The victim of an alleged anti-gay hate crime has released an extensive statement on the experience, but stopped short of confirming that the attack was somehow motivated by her sexuality.
Mallory Owens of Mobile, Ala. was reportedly attending Thanksgiving dinner at the family home of girlfriend Ally Hawkins when she suffered multiple skull fractures and crushed bones after being attacked by Hawkins' brother Travis Hawkins Jr., 18.
The 23-year-old Owens notes in the statement:
"I was unconscious when the beating ended. I do not know what stopped him. I do know he has threatened to kill me before, he has attacked me with a metal pipe before, and on Thanksgiving Day he launched an unprovoked attack on me that left me unconscious, hospitalized, suffering horrific head trauma, severe injuries and in need of surgery and additional treatment.

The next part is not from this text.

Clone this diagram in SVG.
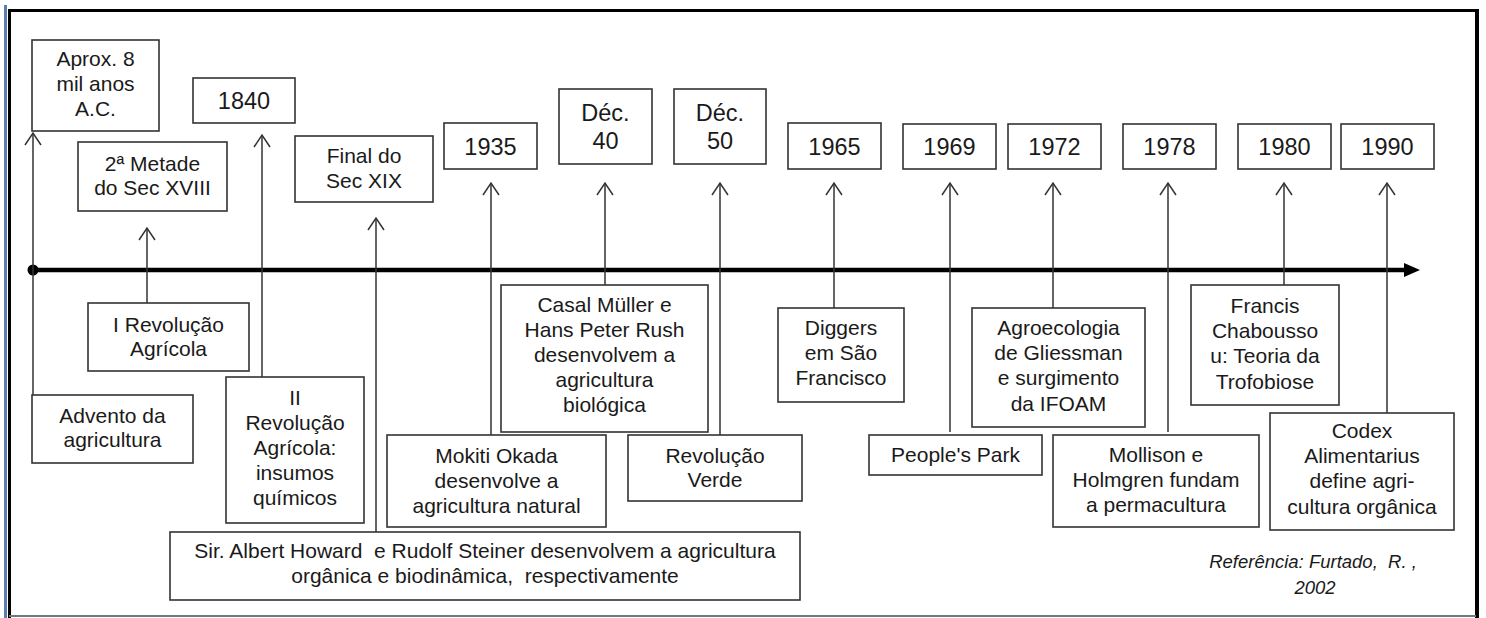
<svg xmlns="http://www.w3.org/2000/svg" width="1486" height="618" viewBox="0 0 1486 618">
<style>
.box{fill:#fff;stroke:#333;stroke-width:1.6}
.t{font-family:"Liberation Sans",Arial,sans-serif;font-size:21px;fill:#1a1a1a;text-anchor:middle}
.y{font-family:"Liberation Sans",Arial,sans-serif;font-size:23.5px;fill:#1a1a1a;text-anchor:middle}
.ref{font-family:"Liberation Sans",Arial,sans-serif;font-size:18.5px;font-style:italic;fill:#1a1a1a;text-anchor:middle}
.c{stroke:#333;stroke-width:1.5;fill:none;marker-end:url(#open)}
.p{stroke:#333;stroke-width:1.5;fill:none}
</style>
<defs>
<marker id="open" markerUnits="userSpaceOnUse" orient="auto" overflow="visible" refX="0" refY="0" markerWidth="20" markerHeight="20">
<path d="M-12,-8 L0,0 L-12,8" fill="none" stroke="#333" stroke-width="1.5"/>
</marker>
</defs>
<rect width="1486" height="618" fill="#fff"/>
<g id="frame">
<rect x="4" y="5" width="3" height="613" fill="#5b7db0"/>
<line x1="9.5" y1="9" x2="9.5" y2="618" stroke="#000" stroke-width="3"/>
<line x1="8" y1="10.5" x2="1479" y2="10.5" stroke="#000" stroke-width="3"/>
<line x1="1477" y1="9" x2="1477" y2="618" stroke="#000" stroke-width="4"/>
<line x1="9" y1="616" x2="1476" y2="616" stroke="#777" stroke-width="2"/>
</g>
<g id="axis">
<line x1="33" y1="270" x2="1408" y2="270" stroke="#000" stroke-width="4.5"/>
<path d="M1404,263 L1420,270 L1404,277 Z" fill="#000"/>
<circle cx="33" cy="270" r="5.5" fill="#000"/>
</g>
<g id="connectors">
<line class="c" x1="33" y1="395" x2="33" y2="133"/>
<line class="c" x1="147" y1="303" x2="147" y2="228"/>
<line class="c" x1="262" y1="377" x2="262" y2="135"/>
<line class="c" x1="376" y1="532" x2="376" y2="218"/>
<line class="c" x1="491" y1="435" x2="491" y2="183"/>
<line class="c" x1="605" y1="285" x2="605" y2="183"/>
<line class="c" x1="720" y1="435" x2="720" y2="183"/>
<line class="c" x1="834" y1="308" x2="834" y2="183"/>
<line class="c" x1="950" y1="432" x2="950" y2="183"/>
<line class="c" x1="1053" y1="308" x2="1053" y2="183"/>
<line class="c" x1="1168" y1="432" x2="1168" y2="183"/>
<line class="c" x1="1284" y1="285" x2="1284" y2="183"/>
<line class="c" x1="1387" y1="413" x2="1387" y2="183"/>
</g>
<g id="n-aprox"><rect class="box" x="32" y="40" width="127" height="91"/><text class="t" x="95.5" y="66">Aprox. 8</text><text class="t" x="95.5" y="91">mil anos</text><text class="t" x="95.5" y="116">A.C.</text></g>
<g id="n-metade"><rect class="box" x="78" y="142" width="149" height="69"/><text class="t" x="152.5" y="171">2ª Metade</text><text class="t" x="152.5" y="195">do Sec XVIII</text></g>
<g id="n-1840"><rect class="box" x="193" y="78" width="102" height="45"/><text class="y" x="244" y="109">1840</text></g>
<g id="n-final"><rect class="box" x="295" y="136" width="138" height="66"/><text class="t" x="364" y="163">Final do</text><text class="t" x="364" y="188">Sec XIX</text></g>
<g id="n-1935"><rect class="box" x="444" y="123" width="93" height="46"/><text class="y" x="490.5" y="155">1935</text></g>
<g id="n-dec40"><rect class="box" x="559" y="89" width="93" height="75"/><text class="y" x="605.5" y="121">Déc.</text><text class="y" x="605.5" y="149">40</text></g>
<g id="n-dec50"><rect class="box" x="674" y="89" width="92" height="75"/><text class="y" x="720" y="121">Déc.</text><text class="y" x="720" y="149">50</text></g>
<g id="n-1965"><rect class="box" x="788" y="123" width="93" height="46"/><text class="y" x="834.5" y="155">1965</text></g>
<g id="n-1969"><rect class="box" x="903" y="124" width="93" height="45"/><text class="y" x="949.5" y="155">1969</text></g>
<g id="n-1972"><rect class="box" x="1008" y="124" width="93" height="45"/><text class="y" x="1054.5" y="155">1972</text></g>
<g id="n-1978"><rect class="box" x="1123" y="124" width="93" height="45"/><text class="y" x="1169.5" y="155">1978</text></g>
<g id="n-1980"><rect class="box" x="1238" y="124" width="93" height="45"/><text class="y" x="1284.5" y="155">1980</text></g>
<g id="n-1990"><rect class="box" x="1341" y="124" width="93" height="45"/><text class="y" x="1387.5" y="155">1990</text></g>
<g id="n-irev"><rect class="box" x="88" y="303" width="161" height="68"/><text class="t" x="168.5" y="332">I Revolução</text><text class="t" x="168.5" y="356">Agrícola</text></g>
<g id="n-advento"><rect class="box" x="32" y="395" width="161" height="68"/><text class="t" x="112.5" y="423">Advento da</text><text class="t" x="112.5" y="447">agricultura</text></g>
<g id="n-iirev"><rect class="box" x="226" y="377" width="138" height="146"/><text class="t" x="295" y="405">II</text><text class="t" x="295" y="430">Revolução</text><text class="t" x="295" y="455">Agrícola:</text><text class="t" x="295" y="480">insumos</text><text class="t" x="295" y="505">químicos</text></g>
<g id="n-howard"><rect class="box" x="170" y="532" width="630" height="68"/><text class="t" x="485" y="558" xml:space="preserve">Sir. Albert Howard  e Rudolf Steiner desenvolvem a agricultura</text><text class="t" x="485" y="583" xml:space="preserve">orgânica e biodinâmica,  respectivamente</text></g>
<g id="n-okada"><rect class="box" x="387" y="435" width="219" height="92"/><text class="t" x="496.5" y="463">Mokiti Okada</text><text class="t" x="496.5" y="488">desenvolve a</text><text class="t" x="496.5" y="513">agricultura natural</text></g>
<g id="n-muller"><rect class="box" x="501" y="285" width="207" height="147"/><text class="t" x="604.5" y="312">Casal Müller e</text><text class="t" x="604.5" y="337">Hans Peter Rush</text><text class="t" x="604.5" y="362">desenvolvem a</text><text class="t" x="604.5" y="387">agricultura</text><text class="t" x="604.5" y="412">biológica</text></g>
<g id="n-verde"><rect class="box" x="628" y="435" width="174" height="66"/><text class="t" x="715" y="463">Revolução</text><text class="t" x="715" y="487">Verde</text></g>
<g id="n-diggers"><rect class="box" x="778" y="308" width="126" height="94"/><text class="t" x="841" y="335">Diggers</text><text class="t" x="841" y="360">em São</text><text class="t" x="841" y="385">Francisco</text></g>
<g id="n-people"><rect class="box" x="869" y="435" width="173" height="40"/><text class="t" x="955.5" y="462">People's Park</text></g>
<g id="n-agro"><rect class="box" x="972" y="308" width="173" height="119"/><text class="t" x="1058.5" y="335">Agroecologia</text><text class="t" x="1058.5" y="360">de Gliessman</text><text class="t" x="1058.5" y="385">e surgimento</text><text class="t" x="1058.5" y="411">da IFOAM</text></g>
<g id="n-mollison"><rect class="box" x="1053" y="435" width="206" height="92"/><text class="t" x="1156" y="462">Mollison e</text><text class="t" x="1156" y="487">Holmgren fundam</text><text class="t" x="1156" y="512">a permacultura</text></g>
<g id="n-francis"><rect class="box" x="1191" y="285" width="148" height="120"/><text class="t" x="1265" y="313">Francis</text><text class="t" x="1265" y="338">Chabousso</text><text class="t" x="1265" y="363">u: Teoria da</text><text class="t" x="1265" y="389">Trofobiose</text></g>
<g id="n-codex"><rect class="box" x="1270" y="413" width="184" height="117"/><text class="t" x="1362" y="438">Codex</text><text class="t" x="1362" y="463">Alimentarius</text><text class="t" x="1362" y="488">define agri-</text><text class="t" x="1362" y="514">cultura orgânica</text></g>
<g id="ref"><text class="ref" x="1313" y="568" xml:space="preserve">Referência: Furtado,  R. ,</text><text class="ref" x="1315" y="594">2002</text></g>
</svg>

Since the attack, Travis Hawkins Jr. has been seen following my family and appearing at locations where they have gathered. He has threatened to finish me off. I believe as long as he is free on bond that my life continues to be in danger. Even beyond the physical harm, I am quite traumatized. I am afraid and I feel that I have been victimized repeatedly by the Hawkins family."
Calling many of the media reports "orchestrated" by the Hawkins family as well as "premature and misguided," Owens added:
"I am fortunate that my family’s love for me is unconditional. I fell in love with a girl. My family loves, accepts and supports me. They have shown nothing but love and acceptance throughout my attack, my time in the hospital, and the investigation of this brutal attack, they have been there for me, loving me and supporting me."
According to reports, Hawkins has been charged with second degree assault, though Owens confirms that she and her family hope the charges will be upgraded to attempted murder as the investigation progresses.
Previously, an attorney for the Hawkins family has denied the accusation that the attack was a hate crime in any way.
Meanwhile, Human Rights Campaign President Chad Griffin released a statement condemning the attack. "Living openly as an LGBT person in America takes a tremendous amount of courage, and moments like this remind us of the obligation we have to continue creating safer environments –- particularly for vulnerable LGBT youth," he said in the statement. "No one who is brave enough to be open and honest in their local community should ever fear for their well-being or personal safety."